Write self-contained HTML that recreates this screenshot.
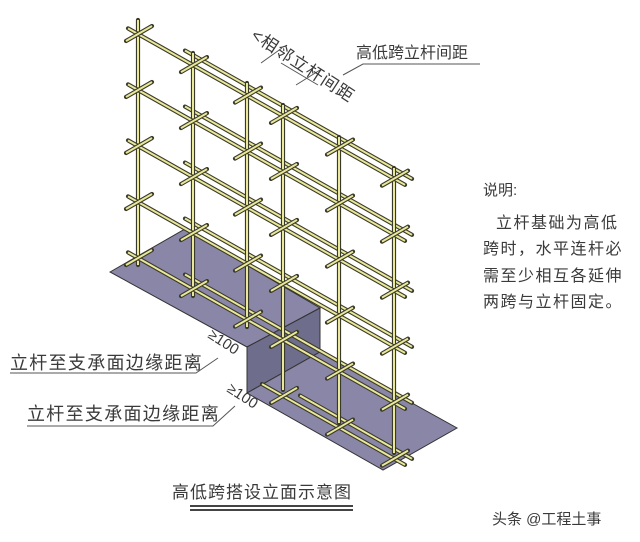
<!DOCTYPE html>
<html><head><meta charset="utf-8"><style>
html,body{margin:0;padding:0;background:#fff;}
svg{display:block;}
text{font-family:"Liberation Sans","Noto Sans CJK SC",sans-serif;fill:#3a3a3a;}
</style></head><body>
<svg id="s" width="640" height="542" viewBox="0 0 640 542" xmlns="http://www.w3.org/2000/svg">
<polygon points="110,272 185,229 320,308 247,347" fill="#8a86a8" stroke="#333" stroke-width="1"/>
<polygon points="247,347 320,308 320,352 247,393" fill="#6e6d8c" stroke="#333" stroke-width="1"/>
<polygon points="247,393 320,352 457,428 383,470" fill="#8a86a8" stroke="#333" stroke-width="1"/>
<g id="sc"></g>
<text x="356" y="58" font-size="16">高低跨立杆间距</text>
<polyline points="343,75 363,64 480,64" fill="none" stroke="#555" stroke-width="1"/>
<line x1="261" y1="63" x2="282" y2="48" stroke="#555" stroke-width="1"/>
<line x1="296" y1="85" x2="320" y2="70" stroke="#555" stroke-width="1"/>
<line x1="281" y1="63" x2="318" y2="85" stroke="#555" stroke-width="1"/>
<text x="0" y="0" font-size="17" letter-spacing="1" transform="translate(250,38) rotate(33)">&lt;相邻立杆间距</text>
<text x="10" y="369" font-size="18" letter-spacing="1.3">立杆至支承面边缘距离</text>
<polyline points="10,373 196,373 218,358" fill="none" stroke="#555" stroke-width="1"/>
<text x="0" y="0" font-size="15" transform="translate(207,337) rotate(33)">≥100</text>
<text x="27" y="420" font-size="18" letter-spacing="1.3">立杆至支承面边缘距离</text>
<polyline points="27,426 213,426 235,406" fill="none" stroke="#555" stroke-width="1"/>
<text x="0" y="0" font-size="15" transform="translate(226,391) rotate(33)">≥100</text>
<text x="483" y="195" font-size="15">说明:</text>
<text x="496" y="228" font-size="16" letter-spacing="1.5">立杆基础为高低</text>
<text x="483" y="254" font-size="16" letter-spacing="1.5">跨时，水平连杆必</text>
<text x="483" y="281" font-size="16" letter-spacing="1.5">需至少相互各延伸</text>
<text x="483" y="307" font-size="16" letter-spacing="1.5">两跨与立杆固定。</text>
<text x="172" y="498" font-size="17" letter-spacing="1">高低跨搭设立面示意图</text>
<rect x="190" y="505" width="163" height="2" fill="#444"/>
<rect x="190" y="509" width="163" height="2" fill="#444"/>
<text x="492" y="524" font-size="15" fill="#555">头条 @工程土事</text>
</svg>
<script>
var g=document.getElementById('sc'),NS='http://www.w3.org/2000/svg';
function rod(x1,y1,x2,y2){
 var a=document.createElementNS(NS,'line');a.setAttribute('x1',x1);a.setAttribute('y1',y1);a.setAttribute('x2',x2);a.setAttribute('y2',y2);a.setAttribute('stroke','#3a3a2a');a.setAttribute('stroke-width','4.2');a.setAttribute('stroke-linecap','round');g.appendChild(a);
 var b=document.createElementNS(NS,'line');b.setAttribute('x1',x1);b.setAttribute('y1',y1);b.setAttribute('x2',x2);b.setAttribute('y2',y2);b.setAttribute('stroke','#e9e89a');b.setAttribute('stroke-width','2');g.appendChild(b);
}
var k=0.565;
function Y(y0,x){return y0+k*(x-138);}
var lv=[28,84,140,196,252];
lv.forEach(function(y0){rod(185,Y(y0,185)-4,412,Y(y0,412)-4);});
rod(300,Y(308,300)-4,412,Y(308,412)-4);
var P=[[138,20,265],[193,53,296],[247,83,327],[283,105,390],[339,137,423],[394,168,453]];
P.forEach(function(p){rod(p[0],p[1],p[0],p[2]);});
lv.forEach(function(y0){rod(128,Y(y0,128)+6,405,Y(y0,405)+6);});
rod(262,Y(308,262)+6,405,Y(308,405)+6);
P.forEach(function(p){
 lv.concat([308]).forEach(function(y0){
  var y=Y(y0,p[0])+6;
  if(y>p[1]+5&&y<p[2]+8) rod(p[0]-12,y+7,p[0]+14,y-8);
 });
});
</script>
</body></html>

+===+

**Required work:** From the data above, write out everything exactly except the pictures.

**Exercise result:**
Write self-contained HTML that recreates this screenshot.
<!DOCTYPE html>
<html><head><meta charset="utf-8"><style>
html,body{margin:0;padding:0;background:#fff;}
svg{display:block;}
text{font-family:"Liberation Sans","Noto Sans CJK SC",sans-serif;fill:#3a3a3a;}
</style></head><body>
<svg id="s" width="640" height="542" viewBox="0 0 640 542" xmlns="http://www.w3.org/2000/svg">
<polygon points="110,272 185,229 320,308 247,347" fill="#8a86a8" stroke="#333" stroke-width="1"/>
<polygon points="247,347 320,308 320,352 247,393" fill="#6e6d8c" stroke="#333" stroke-width="1"/>
<polygon points="247,393 320,352 457,428 383,470" fill="#8a86a8" stroke="#333" stroke-width="1"/>
<g id="sc"></g>
<text x="356" y="58" font-size="16">高低跨立杆间距</text>
<polyline points="343,75 363,64 480,64" fill="none" stroke="#555" stroke-width="1"/>
<line x1="261" y1="63" x2="282" y2="48" stroke="#555" stroke-width="1"/>
<line x1="296" y1="85" x2="320" y2="70" stroke="#555" stroke-width="1"/>
<line x1="281" y1="63" x2="318" y2="85" stroke="#555" stroke-width="1"/>
<text x="0" y="0" font-size="17" letter-spacing="1" transform="translate(250,38) rotate(33)">&lt;相邻立杆间距</text>
<text x="10" y="369" font-size="18" letter-spacing="1.3">立杆至支承面边缘距离</text>
<polyline points="10,373 196,373 218,358" fill="none" stroke="#555" stroke-width="1"/>
<text x="0" y="0" font-size="15" transform="translate(207,337) rotate(33)">≥100</text>
<text x="27" y="420" font-size="18" letter-spacing="1.3">立杆至支承面边缘距离</text>
<polyline points="27,426 213,426 235,406" fill="none" stroke="#555" stroke-width="1"/>
<text x="0" y="0" font-size="15" transform="translate(226,391) rotate(33)">≥100</text>
<text x="483" y="195" font-size="15">说明:</text>
<text x="496" y="228" font-size="16" letter-spacing="1.5">立杆基础为高低</text>
<text x="483" y="254" font-size="16" letter-spacing="1.5">跨时，水平连杆必</text>
<text x="483" y="281" font-size="16" letter-spacing="1.5">需至少相互各延伸</text>
<text x="483" y="307" font-size="16" letter-spacing="1.5">两跨与立杆固定。</text>
<text x="172" y="498" font-size="17" letter-spacing="1">高低跨搭设立面示意图</text>
<rect x="190" y="505" width="163" height="2" fill="#444"/>
<rect x="190" y="509" width="163" height="2" fill="#444"/>
<text x="492" y="524" font-size="15" fill="#555">头条 @工程土事</text>
</svg>
<script>
var g=document.getElementById('sc'),NS='http://www.w3.org/2000/svg';
function rod(x1,y1,x2,y2){
 var a=document.createElementNS(NS,'line');a.setAttribute('x1',x1);a.setAttribute('y1',y1);a.setAttribute('x2',x2);a.setAttribute('y2',y2);a.setAttribute('stroke','#3a3a2a');a.setAttribute('stroke-width','4.2');a.setAttribute('stroke-linecap','round');g.appendChild(a);
 var b=document.createElementNS(NS,'line');b.setAttribute('x1',x1);b.setAttribute('y1',y1);b.setAttribute('x2',x2);b.setAttribute('y2',y2);b.setAttribute('stroke','#e9e89a');b.setAttribute('stroke-width','2');g.appendChild(b);
}
var k=0.565;
function Y(y0,x){return y0+k*(x-138);}
var lv=[28,84,140,196,252];
lv.forEach(function(y0){rod(185,Y(y0,185)-4,412,Y(y0,412)-4);});
rod(300,Y(308,300)-4,412,Y(308,412)-4);
var P=[[138,20,265],[193,53,296],[247,83,327],[283,105,390],[339,137,423],[394,168,453]];
P.forEach(function(p){rod(p[0],p[1],p[0],p[2]);});
lv.forEach(function(y0){rod(128,Y(y0,128)+6,405,Y(y0,405)+6);});
rod(262,Y(308,262)+6,405,Y(308,405)+6);
P.forEach(function(p){
 lv.concat([308]).forEach(function(y0){
  var y=Y(y0,p[0])+6;
  if(y>p[1]+5&&y<p[2]+8) rod(p[0]-12,y+7,p[0]+14,y-8);
 });
});
</script>
</body></html>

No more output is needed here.